At least once a day, whether at the convenience store or making purchases online, we have to decide between using our bank check card as a debit or a credit. Both go through your checking account, but the difference comes from the way the charges are processed—immediately for debit or a couple days later for credit purchases.
So which is better? It really depends on the situation and the transaction. We have put together some general guidelines for each option to help ensure you get the most from your check card and keep your account secure.
The Debit Option
A debit card deducts the amount you’ve spent immediately from your checking account, like an ATM card you can use in a store. As a general usage rule, you should trust the stores you make debit purchases at because of the higher chances of tampering, as well as PIN theft. A good scenario for which to use a debit card is at a gas station or a hotel, where they might place a substantial hold on a card run as credit to insure against a drive-off or miscellaneous charges in the room.
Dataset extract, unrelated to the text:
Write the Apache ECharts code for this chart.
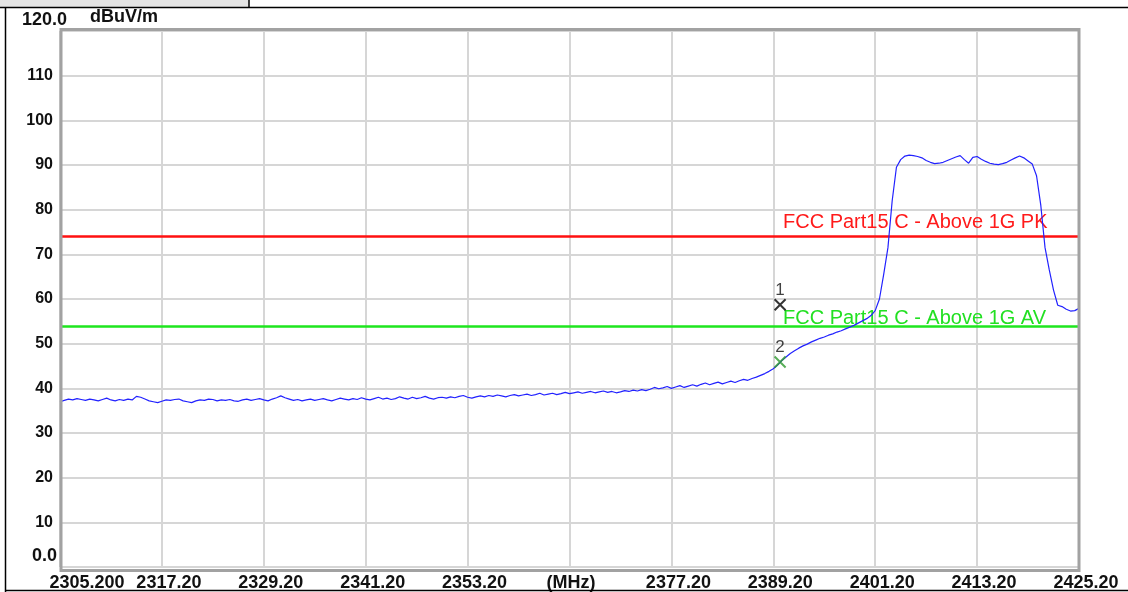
<!DOCTYPE html>
<html>
<head>
<meta charset="utf-8">
<script src="https://cdn.jsdelivr.net/npm/echarts@6/dist/echarts.min.js"></script>
<style>
  html, body { margin: 0; padding: 0; background: #ffffff; }
  #chart { width: 1128px; height: 592px; }
</style>
</head>
<body>
<div id="chart"></div>
<script>
// Sweep settings (MHz)
const sweepStartMHz = 2305.2;
const sweepStopMHz = 2425.2;
const sweepStepMHz = 0.5;
const freqTickStepMHz = 12;

// Axis tick labels
const freqTickLabels = ['2305.200', '2317.20', '2329.20', '2341.20', '2353.20', '(MHz)',
                        '2377.20', '2389.20', '2401.20', '2413.20', '2425.20'];
const levelTickLabels = ['0.0', '10', '20', '30', '40', '50', '60', '70', '80', '90', '100', '110', '120.0'];
const levelUnit = 'dBuV/m';

// Measured trace, one level (dBuV/m) per sweep point
const traceLevels = [
  37.0, 37.3, 37.6, 37.4, 37.7, 37.5, 37.3, 37.6, 37.4, 37.2,
  37.5, 37.8, 37.4, 37.2, 37.5, 37.3, 37.6, 37.4, 38.2, 38.0,
  37.6, 37.2, 37.0, 36.8, 37.1, 37.4, 37.3, 37.5, 37.6, 37.2,
  37.0, 36.8, 37.2, 37.4, 37.3, 37.6, 37.5, 37.2, 37.4, 37.3,
  37.5, 37.2, 37.1, 37.4, 37.6, 37.3, 37.5, 37.7, 37.4, 37.2,
  37.6, 37.9, 38.3, 37.9, 37.6, 37.3, 37.5, 37.2, 37.4, 37.6,
  37.3, 37.5, 37.7, 37.4, 37.2, 37.5, 37.8, 37.6, 37.4, 37.7,
  37.5, 37.9, 37.6, 37.4, 37.7, 38.0, 37.6, 37.8, 37.5, 37.7,
  38.1, 37.8, 37.6, 38.0, 37.7, 37.9, 38.2, 37.8, 37.6, 37.9,
  38.0, 37.8, 38.1, 37.9, 38.2, 38.4, 38.0, 37.8, 38.1, 38.3,
  38.1, 38.4, 38.2, 38.5, 38.3, 38.1, 38.4, 38.6, 38.3, 38.5,
  38.7, 38.4, 38.6, 38.9, 38.5, 38.7, 38.9, 38.6, 38.8, 39.1,
  38.8, 39.0, 39.2, 38.9, 39.1, 39.3, 39.0, 39.2, 39.4, 39.1,
  39.3, 39.0, 39.2, 39.5, 39.3, 39.6, 39.4, 39.7, 39.5, 39.8,
  40.2, 39.9, 40.1, 40.4, 40.0, 40.3, 40.6, 40.2, 40.5, 40.8,
  40.5, 40.9, 41.2, 40.8, 41.1, 41.4, 41.0, 41.3, 41.6, 41.3,
  41.7, 42.0, 41.8, 42.2, 42.5, 42.9, 43.3, 43.8, 44.4, 45.2,
  46.2, 47.0, 47.8, 48.4, 49.0, 49.5, 49.9, 50.4, 50.8, 51.2,
  51.5, 51.9, 52.2, 52.6, 52.9, 53.3, 53.7, 54.1, 54.6, 55.1,
  55.6, 56.3, 57.4, 60.0, 65.5, 71.5, 82.0, 89.5, 91.2, 92.0,
  92.2, 92.1, 91.9, 91.6, 91.0, 90.6, 90.3, 90.4, 90.6, 91.0,
  91.4, 91.8, 92.1, 91.2, 90.4, 91.7, 91.9, 91.3, 90.8, 90.4,
  90.2, 90.1, 90.3, 90.6, 91.1, 91.6, 92.0, 91.6, 90.9, 90.2,
  87.6, 81.0, 71.5, 66.5, 62.0, 58.6, 58.3, 57.7, 57.3, 57.4,
  57.9
];

// Limit lines
const limitPeakLevel = 74;
const limitAvgLevel = 54;
const limitPeakName = 'FCC Part15 C - Above 1G PK';
const limitAvgName = 'FCC Part15 C - Above 1G AV';

// Markers
const markerNames = ['1', '2'];
const markerFreqs = [2390.0, 2390.0];
const markerLevels = [58.7, 45.9];
const markerColors = ['#000000', '#2e9a2e'];

const tickFont = '"Liberation Sans", Arial, sans-serif';

const traceData = traceLevels.map((v, i) => [sweepStartMHz + i * sweepStepMHz, v]);

const crossPath = 'path://M0,0L10,10M10,0L0,10';

const markerSeries = markerNames.map((name, i) => ({
  type: 'scatter',
  name: 'Marker ' + name,
  data: [[markerFreqs[i], markerLevels[i]]],
  symbol: crossPath,
  symbolSize: 11,
  itemStyle: { color: 'none', borderColor: markerColors[i], borderWidth: 2 },
  label: {
    show: true, position: 'top', distance: -2,
    formatter: name, color: '#111', fontFamily: tickFont, fontSize: 17
  },
  z: 5,
  silent: true
}));

const chart = echarts.init(document.getElementById('chart'), null, { renderer: 'canvas' });

chart.setOption({
  animation: false,
  backgroundColor: '#ffffff',
  grid: { left: 60, width: 1019, top: 31, height: 537, containLabel: false },
  xAxis: {
    type: 'value',
    min: sweepStartMHz,
    max: sweepStopMHz,
    interval: freqTickStepMHz,
    axisLine: { show: false },
    axisTick: { show: false },
    splitLine: { show: true, lineStyle: { color: '#d6d6d6', width: 2 } },
    axisLabel: {
      margin: 7,
      showMinLabel: true,
      showMaxLabel: true,
      hideOverlap: false,
      formatter: (v) => {
        const idx = Math.round((v - sweepStartMHz) / freqTickStepMHz);
        const txt = freqTickLabels[idx] || '';
        if (idx === 0) return '{first|' + txt + '}';
        if (txt === '(MHz)') return '{unit|' + txt + '}';
        return '{t|' + txt + '}';
      },
      rich: {
        first: { fontFamily: tickFont, fontWeight: 'bold', fontSize: 18, color: '#111', padding: [0, 0, 0, 54] },
        t: { fontFamily: tickFont, fontWeight: 'bold', fontSize: 18, color: '#111', padding: [0, 0, 0, 14] },
        unit: { fontFamily: tickFont, fontWeight: 'bold', fontSize: 18, color: '#111', padding: [0, 0, 0, 3] }
      }
    }
  },
  yAxis: {
    type: 'value',
    min: 0,
    max: 120,
    interval: 10,
    axisLine: { show: false },
    axisTick: { show: false },
    splitLine: { show: true, lineStyle: { color: '#d6d6d6', width: 2 } },
    axisLabel: {
      margin: 3,
      showMinLabel: true,
      showMaxLabel: true,
      formatter: (v) => {
        const idx = Math.round(v / 10);
        if (idx === 12) return '';
        if (idx === 0) return '{z|' + levelTickLabels[0] + '}';
        return '{t|' + levelTickLabels[idx] + '}';
      },
      rich: {
        z: { fontFamily: tickFont, fontWeight: 'bold', fontSize: 18, color: '#111', padding: [0, 0, 22, 0] },
        t: { fontFamily: tickFont, fontWeight: 'bold', fontSize: 16, color: '#111', padding: [0, 4, 0, 0] }
      }
    }
  },
  graphic: [
    { type: 'rect', shape: { x: 0, y: 0, width: 249, height: 7 }, style: { fill: '#e4e4e4' }, z: 10 },
    { type: 'line', shape: { x1: 249, y1: 0, x2: 249, y2: 7 }, style: { stroke: '#000', lineWidth: 1.5 }, z: 10 },
    { type: 'line', shape: { x1: 0, y1: 7.5, x2: 1128, y2: 7.5 }, style: { stroke: '#000', lineWidth: 1.5 }, z: 10 },
    { type: 'line', shape: { x1: 5.5, y1: 7, x2: 5.5, y2: 592 }, style: { stroke: '#000', lineWidth: 1.5 }, z: 10 },
    { type: 'line', shape: { x1: 5, y1: 590.5, x2: 1128, y2: 590.5 }, style: { stroke: '#000', lineWidth: 1.5 }, z: 10 },
    { type: 'rect', shape: { x: 61, y: 29.5, width: 1018, height: 541 },
      style: { fill: 'none', stroke: '#a2a2a2', lineWidth: 3 }, z: 10, silent: true },
    { type: 'text', left: 22, top: 11,
      style: { text: levelTickLabels[12], font: 'bold 18px ' + tickFont, fill: '#111' }, z: 10 },
    { type: 'text', left: 90, top: 8,
      style: { text: levelUnit, font: 'bold 18px ' + tickFont, fill: '#111' }, z: 10 }
  ],
  series: [
    {
      type: 'line',
      name: 'Trace',
      data: traceData,
      showSymbol: false,
      symbol: 'none',
      lineStyle: { color: '#2222ff', width: 1.2 },
      z: 4,
      silent: true,
      markLine: {
        silent: true,
        symbol: 'none',
        animation: false,
        z: 3,
        data: [
          {
            yAxis: limitPeakLevel,
            lineStyle: { color: '#ff1010', width: 2.5, type: 'solid' },
            label: {
              show: true, position: 'insideStartTop', formatter: limitPeakName,
              color: '#ff1a1a', fontFamily: tickFont, fontSize: 20, distance: 4,
              padding: [0, 0, 0, 719]
            }
          },
          {
            yAxis: limitAvgLevel,
            lineStyle: { color: '#1ee61e', width: 2.5, type: 'solid' },
            label: {
              show: true, position: 'insideStartTop', formatter: limitAvgName,
              color: '#22e022', fontFamily: tickFont, fontSize: 20, distance: -3,
              padding: [0, 0, 0, 726]
            }
          }
        ]
      }
    },
    ...markerSeries
  ]
});
</script>
</body>
</html>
These holds would prevent access to the money in your account until they’ve been lifted.
The Credit Option
Credit charges are great for shopping online, delivery, and big-ticket purchases, for the purchase protection it offers from disputes, as well as hackers. Restaurant and other crowded places are also a good scenario for credit, because of the risk of giving out your PIN, as well as when you are booking future travel, renting something that requires a deposit. It is recommended to use credit for setting up recurring payments, so that your memory and/or math skills are not subject to overdraft fees.